Charts and diagrams as code:
= = = =
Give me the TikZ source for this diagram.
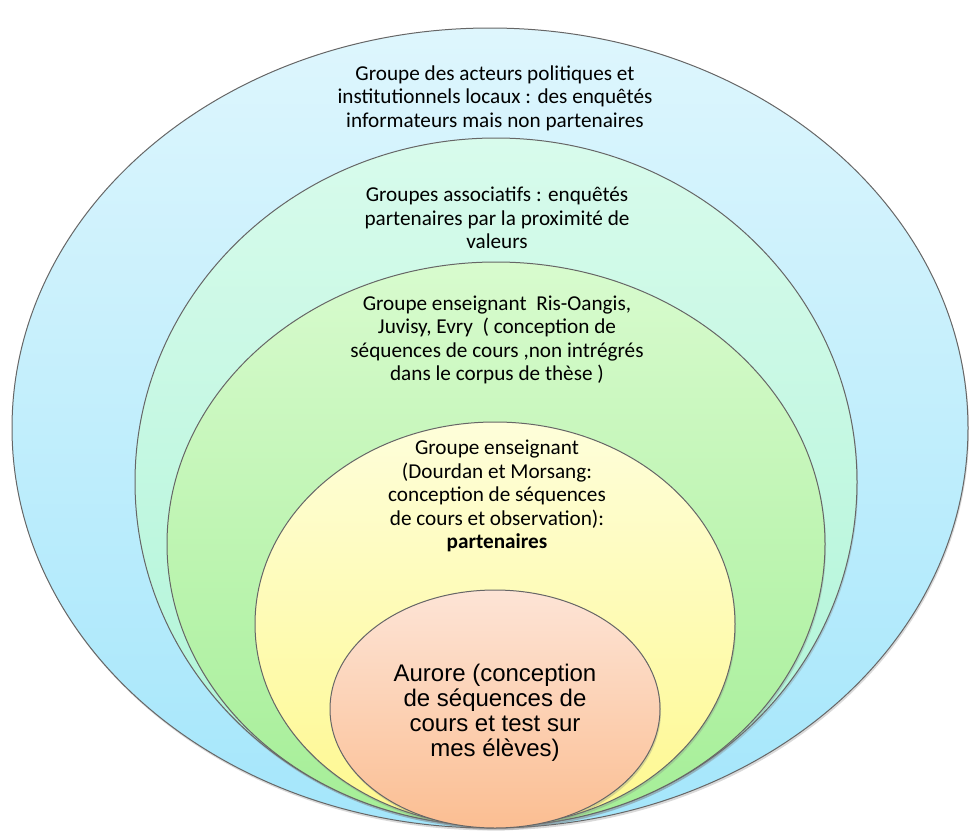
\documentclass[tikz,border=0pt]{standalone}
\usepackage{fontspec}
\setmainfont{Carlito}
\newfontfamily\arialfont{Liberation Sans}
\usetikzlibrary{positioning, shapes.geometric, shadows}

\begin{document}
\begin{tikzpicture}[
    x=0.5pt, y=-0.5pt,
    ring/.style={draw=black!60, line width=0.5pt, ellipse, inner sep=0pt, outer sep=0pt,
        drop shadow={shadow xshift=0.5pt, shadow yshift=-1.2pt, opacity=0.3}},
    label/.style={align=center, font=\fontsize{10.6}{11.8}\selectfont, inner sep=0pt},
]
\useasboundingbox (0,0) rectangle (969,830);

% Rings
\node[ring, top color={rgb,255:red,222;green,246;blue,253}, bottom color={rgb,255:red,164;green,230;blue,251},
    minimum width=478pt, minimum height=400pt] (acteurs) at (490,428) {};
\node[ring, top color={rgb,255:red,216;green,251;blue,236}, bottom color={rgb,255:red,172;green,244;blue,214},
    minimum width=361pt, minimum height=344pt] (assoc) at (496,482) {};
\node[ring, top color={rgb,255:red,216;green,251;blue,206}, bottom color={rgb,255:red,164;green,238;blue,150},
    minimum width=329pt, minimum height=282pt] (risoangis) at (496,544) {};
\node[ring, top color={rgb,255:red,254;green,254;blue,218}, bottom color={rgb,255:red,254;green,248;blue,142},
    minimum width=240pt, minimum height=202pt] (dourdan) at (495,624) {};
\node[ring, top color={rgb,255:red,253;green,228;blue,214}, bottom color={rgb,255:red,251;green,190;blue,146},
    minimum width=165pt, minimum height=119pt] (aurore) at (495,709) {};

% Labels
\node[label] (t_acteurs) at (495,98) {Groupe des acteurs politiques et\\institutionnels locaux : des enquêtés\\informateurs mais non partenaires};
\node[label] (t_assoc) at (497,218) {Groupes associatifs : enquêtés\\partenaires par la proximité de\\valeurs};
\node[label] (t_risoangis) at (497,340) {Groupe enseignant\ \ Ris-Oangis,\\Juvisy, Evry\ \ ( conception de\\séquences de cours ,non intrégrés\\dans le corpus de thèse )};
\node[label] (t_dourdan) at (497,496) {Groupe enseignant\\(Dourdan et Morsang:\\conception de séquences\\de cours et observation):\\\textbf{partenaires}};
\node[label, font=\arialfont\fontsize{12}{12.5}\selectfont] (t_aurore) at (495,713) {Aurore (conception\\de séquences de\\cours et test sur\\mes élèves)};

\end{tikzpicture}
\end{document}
= = = =
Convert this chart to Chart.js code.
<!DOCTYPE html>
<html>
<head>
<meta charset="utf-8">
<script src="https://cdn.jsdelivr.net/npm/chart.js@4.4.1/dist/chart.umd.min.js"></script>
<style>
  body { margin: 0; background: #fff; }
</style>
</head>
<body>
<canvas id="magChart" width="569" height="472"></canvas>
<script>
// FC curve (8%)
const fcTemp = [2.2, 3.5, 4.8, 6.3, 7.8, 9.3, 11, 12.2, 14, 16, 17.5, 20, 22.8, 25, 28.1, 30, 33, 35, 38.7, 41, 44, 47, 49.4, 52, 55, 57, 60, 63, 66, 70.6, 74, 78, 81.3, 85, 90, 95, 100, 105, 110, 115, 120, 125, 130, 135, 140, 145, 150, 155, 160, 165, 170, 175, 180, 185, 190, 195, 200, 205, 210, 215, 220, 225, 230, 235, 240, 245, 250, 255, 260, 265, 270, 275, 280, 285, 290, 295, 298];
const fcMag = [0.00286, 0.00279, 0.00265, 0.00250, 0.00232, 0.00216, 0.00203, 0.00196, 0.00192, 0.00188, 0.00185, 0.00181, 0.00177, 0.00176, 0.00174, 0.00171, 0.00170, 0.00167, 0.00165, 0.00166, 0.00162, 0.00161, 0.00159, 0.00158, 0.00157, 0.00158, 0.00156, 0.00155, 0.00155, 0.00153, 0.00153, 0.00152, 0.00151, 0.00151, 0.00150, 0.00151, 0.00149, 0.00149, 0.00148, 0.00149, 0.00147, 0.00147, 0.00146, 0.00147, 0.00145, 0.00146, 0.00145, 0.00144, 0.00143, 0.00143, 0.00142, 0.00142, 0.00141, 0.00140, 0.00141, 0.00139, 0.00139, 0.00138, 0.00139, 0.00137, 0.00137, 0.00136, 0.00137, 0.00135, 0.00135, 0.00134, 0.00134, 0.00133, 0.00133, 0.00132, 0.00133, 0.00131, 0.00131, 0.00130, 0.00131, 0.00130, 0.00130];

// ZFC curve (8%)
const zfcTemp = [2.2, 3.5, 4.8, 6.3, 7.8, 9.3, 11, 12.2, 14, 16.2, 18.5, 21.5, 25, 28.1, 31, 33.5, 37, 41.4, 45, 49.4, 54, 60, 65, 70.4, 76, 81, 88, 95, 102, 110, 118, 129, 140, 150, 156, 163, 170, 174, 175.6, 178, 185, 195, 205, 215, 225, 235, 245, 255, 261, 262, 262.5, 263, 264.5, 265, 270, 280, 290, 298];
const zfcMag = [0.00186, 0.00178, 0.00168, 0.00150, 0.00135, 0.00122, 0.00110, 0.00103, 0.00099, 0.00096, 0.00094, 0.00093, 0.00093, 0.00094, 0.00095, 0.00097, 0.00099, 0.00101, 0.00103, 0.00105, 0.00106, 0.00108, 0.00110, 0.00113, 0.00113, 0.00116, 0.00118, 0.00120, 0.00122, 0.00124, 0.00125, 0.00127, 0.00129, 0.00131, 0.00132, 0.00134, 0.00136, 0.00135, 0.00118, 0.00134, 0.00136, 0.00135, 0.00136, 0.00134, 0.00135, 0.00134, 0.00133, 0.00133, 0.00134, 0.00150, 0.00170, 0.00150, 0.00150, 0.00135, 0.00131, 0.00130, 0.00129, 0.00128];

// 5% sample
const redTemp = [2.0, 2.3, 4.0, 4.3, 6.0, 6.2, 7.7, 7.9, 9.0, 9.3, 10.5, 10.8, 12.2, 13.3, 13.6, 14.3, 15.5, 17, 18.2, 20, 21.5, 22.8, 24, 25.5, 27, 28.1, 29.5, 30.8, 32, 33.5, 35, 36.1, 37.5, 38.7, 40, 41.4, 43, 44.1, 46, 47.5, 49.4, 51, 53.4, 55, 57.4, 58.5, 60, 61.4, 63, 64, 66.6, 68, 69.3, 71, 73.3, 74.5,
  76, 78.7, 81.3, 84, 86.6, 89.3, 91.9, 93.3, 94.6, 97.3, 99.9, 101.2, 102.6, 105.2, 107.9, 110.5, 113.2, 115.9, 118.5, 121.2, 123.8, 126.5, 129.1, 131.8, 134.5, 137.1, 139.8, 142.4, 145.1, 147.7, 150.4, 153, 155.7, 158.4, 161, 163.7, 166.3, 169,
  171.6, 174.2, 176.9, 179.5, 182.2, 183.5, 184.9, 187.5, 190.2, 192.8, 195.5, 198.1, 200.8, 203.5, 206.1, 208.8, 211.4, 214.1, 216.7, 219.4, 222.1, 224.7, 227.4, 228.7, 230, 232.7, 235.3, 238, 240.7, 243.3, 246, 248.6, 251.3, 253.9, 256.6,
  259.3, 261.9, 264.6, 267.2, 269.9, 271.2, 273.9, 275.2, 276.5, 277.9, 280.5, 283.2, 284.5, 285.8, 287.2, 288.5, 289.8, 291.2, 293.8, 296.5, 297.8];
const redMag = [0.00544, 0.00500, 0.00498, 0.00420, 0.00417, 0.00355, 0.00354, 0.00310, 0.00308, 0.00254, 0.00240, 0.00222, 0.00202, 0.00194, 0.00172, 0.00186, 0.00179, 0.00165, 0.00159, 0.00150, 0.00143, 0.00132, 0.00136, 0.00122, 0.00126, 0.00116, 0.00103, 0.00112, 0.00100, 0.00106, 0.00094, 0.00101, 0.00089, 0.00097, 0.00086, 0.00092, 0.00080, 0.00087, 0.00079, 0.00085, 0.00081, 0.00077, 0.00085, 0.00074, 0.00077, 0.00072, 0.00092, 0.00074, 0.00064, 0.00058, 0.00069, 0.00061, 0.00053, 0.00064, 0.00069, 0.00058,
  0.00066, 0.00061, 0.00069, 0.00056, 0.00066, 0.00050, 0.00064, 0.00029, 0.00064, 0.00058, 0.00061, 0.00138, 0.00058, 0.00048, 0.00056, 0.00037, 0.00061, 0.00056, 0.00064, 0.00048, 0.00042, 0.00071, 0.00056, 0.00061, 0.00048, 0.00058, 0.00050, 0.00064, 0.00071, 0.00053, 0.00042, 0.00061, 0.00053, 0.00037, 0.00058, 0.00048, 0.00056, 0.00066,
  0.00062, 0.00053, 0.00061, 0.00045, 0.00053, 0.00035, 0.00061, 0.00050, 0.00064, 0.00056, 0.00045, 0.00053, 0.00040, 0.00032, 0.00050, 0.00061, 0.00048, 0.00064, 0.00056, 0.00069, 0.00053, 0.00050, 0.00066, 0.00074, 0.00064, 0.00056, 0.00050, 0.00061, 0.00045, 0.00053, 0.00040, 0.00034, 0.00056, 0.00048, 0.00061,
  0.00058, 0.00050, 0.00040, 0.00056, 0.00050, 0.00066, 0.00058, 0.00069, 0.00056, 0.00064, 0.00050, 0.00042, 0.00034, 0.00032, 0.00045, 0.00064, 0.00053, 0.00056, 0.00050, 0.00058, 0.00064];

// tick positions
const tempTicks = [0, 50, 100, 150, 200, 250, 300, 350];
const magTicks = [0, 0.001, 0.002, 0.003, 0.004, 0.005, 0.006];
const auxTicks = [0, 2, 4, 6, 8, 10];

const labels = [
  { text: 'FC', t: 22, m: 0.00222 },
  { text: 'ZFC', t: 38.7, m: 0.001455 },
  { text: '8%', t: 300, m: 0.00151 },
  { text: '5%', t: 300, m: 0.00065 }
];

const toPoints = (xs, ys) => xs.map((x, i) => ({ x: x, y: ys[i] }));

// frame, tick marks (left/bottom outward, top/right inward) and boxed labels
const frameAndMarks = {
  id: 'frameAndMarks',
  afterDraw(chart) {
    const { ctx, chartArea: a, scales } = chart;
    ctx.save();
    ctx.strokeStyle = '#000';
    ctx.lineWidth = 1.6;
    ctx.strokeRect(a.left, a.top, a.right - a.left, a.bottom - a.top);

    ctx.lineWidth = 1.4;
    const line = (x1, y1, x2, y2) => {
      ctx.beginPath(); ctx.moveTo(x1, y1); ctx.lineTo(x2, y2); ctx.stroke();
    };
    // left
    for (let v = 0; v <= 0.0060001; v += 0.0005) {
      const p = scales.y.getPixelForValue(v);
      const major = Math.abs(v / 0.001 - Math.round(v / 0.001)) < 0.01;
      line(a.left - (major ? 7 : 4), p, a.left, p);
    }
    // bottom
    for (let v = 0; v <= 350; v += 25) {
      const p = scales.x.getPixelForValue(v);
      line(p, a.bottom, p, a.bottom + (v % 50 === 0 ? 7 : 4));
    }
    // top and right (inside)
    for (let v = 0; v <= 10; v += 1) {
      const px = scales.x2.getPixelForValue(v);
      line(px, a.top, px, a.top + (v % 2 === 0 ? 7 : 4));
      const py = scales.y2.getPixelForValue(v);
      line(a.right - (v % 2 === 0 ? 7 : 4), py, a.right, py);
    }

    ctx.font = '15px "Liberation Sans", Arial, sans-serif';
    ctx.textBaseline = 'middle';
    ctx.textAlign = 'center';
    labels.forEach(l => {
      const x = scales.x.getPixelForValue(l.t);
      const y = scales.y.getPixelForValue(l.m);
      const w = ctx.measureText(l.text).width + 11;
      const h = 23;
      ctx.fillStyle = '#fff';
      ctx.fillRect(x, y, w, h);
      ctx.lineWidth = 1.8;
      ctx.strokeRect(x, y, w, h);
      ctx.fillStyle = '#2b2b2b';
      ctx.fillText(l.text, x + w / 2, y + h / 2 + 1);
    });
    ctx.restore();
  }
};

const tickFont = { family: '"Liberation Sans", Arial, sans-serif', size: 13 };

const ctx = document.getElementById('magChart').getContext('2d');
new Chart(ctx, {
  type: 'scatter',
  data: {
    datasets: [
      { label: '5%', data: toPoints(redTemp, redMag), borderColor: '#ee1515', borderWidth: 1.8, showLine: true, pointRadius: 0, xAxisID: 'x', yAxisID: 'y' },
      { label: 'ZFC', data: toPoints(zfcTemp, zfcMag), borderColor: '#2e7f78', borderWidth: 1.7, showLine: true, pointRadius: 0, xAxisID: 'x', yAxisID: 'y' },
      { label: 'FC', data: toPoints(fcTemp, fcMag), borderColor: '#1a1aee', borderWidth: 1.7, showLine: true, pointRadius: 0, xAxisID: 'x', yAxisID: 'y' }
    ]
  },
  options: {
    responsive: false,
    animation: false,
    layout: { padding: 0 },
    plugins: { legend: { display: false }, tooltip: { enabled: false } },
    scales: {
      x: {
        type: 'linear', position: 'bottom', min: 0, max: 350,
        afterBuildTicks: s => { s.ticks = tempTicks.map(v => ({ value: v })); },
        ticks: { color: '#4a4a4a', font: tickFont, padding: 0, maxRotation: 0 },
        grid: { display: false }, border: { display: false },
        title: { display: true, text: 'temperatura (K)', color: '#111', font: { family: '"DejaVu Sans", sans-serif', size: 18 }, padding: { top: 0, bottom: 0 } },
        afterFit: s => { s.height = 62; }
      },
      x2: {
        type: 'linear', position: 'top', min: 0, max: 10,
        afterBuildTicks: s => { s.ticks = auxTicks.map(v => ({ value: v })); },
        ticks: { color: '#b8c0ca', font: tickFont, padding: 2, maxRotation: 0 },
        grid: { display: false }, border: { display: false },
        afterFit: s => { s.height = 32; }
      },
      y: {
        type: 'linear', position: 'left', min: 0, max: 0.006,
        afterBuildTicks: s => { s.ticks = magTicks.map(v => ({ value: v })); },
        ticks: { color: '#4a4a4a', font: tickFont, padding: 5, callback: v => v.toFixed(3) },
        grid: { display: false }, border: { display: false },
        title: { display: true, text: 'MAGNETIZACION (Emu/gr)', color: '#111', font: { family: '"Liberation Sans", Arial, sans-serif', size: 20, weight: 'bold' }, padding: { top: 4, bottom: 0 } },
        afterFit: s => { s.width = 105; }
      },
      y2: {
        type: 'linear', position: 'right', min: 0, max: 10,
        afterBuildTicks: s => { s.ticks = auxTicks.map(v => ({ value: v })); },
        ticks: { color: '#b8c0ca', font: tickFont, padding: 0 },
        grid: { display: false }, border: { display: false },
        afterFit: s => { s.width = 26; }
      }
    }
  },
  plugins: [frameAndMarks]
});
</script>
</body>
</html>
= = = =
Exercise requirements:
Copy out each line of the entries that holds "this".

The response:
Give me the TikZ source for this diagram.
Convert this chart to Chart.js code.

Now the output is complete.